=== Required work ===
Locate all lines with the word "chart". Copy them.

** begin **

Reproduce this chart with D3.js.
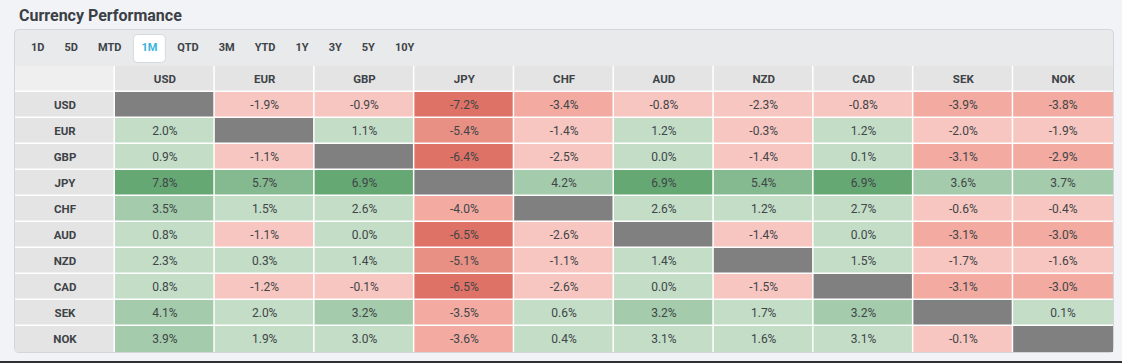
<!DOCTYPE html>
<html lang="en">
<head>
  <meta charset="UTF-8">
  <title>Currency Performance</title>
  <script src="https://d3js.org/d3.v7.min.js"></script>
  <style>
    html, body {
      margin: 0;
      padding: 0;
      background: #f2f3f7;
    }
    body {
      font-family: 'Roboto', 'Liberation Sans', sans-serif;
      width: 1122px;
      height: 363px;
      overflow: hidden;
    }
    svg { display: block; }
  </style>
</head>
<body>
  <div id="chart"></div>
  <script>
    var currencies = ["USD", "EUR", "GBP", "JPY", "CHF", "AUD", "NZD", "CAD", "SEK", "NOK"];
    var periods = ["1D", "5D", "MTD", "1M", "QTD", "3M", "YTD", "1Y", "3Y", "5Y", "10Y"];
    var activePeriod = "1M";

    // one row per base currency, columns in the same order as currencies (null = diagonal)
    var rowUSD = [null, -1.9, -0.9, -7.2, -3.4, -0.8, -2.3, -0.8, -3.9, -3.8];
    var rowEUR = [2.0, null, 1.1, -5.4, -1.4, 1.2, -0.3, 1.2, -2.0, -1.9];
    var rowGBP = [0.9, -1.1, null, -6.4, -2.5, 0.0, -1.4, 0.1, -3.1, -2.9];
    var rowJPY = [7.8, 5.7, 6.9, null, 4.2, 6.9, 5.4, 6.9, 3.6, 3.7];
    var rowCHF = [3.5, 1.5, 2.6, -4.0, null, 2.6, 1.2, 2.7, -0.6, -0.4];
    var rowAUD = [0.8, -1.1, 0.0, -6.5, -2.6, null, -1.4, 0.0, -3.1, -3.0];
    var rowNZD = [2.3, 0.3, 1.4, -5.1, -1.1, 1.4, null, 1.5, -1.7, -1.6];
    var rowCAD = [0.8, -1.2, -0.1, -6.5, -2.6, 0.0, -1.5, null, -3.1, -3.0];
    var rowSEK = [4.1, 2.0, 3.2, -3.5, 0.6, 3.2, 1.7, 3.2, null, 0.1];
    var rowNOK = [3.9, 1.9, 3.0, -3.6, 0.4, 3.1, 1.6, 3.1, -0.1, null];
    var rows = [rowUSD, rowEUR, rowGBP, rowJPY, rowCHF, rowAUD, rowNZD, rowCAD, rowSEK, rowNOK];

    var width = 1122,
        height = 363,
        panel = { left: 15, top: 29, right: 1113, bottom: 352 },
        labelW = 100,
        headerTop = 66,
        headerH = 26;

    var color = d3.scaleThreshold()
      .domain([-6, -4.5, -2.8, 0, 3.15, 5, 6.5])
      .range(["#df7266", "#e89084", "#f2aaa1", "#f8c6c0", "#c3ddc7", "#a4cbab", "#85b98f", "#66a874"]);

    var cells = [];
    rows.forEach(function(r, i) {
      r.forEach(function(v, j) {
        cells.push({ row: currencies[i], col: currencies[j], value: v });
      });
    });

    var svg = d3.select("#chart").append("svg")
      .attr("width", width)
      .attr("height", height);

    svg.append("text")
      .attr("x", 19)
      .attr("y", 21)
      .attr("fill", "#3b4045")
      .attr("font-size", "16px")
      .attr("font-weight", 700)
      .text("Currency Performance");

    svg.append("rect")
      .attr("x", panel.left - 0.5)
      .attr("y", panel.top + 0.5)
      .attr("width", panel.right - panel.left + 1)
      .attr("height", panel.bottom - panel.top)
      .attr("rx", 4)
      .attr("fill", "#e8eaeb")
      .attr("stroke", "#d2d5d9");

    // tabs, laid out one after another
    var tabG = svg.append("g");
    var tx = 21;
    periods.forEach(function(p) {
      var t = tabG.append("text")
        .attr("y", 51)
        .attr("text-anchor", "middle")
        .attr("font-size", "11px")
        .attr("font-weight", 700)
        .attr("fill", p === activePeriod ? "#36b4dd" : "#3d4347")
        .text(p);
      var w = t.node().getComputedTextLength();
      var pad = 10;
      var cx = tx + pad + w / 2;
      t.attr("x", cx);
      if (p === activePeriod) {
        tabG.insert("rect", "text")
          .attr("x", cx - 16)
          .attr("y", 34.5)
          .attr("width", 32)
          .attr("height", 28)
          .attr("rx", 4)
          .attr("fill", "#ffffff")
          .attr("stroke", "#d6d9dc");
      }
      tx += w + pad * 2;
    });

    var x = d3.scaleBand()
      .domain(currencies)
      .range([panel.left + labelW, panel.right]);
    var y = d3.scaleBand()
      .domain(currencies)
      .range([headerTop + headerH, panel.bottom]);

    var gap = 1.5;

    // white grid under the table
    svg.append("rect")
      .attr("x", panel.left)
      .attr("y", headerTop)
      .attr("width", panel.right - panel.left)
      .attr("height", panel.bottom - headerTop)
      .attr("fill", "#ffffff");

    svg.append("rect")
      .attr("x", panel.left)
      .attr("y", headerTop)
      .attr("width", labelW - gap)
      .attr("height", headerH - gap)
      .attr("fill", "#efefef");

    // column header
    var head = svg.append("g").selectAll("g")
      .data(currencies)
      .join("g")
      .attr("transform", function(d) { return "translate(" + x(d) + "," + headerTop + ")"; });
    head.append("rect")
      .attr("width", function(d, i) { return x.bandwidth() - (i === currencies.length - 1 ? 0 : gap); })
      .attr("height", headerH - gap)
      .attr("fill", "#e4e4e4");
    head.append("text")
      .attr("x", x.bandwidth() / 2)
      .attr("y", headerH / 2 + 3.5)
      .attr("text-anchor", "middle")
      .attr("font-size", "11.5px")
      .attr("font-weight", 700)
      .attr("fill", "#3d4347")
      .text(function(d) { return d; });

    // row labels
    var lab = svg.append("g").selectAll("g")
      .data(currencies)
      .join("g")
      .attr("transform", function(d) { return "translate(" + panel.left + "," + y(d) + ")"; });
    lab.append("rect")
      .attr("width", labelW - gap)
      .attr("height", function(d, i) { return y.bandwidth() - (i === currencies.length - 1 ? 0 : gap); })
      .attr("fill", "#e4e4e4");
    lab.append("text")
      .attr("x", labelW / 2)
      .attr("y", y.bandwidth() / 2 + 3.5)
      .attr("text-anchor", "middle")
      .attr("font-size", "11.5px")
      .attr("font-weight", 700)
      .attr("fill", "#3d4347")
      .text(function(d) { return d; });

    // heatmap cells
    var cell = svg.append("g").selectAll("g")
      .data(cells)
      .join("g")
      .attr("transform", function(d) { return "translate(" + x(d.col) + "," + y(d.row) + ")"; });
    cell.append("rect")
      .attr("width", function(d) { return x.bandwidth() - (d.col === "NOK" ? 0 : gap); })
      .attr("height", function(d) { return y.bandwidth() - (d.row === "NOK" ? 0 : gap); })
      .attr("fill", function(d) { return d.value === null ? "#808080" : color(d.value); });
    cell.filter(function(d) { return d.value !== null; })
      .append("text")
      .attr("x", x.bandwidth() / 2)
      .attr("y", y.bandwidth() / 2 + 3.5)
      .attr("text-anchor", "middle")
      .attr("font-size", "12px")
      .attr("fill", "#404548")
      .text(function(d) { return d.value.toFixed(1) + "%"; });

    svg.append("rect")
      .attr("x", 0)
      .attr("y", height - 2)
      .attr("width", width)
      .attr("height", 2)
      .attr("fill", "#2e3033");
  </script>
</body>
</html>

** end **

=== Problem solution ===
Reproduce this chart with D3.js.
  <div id="chart"></div>
    var svg = d3.select("#chart").append("svg")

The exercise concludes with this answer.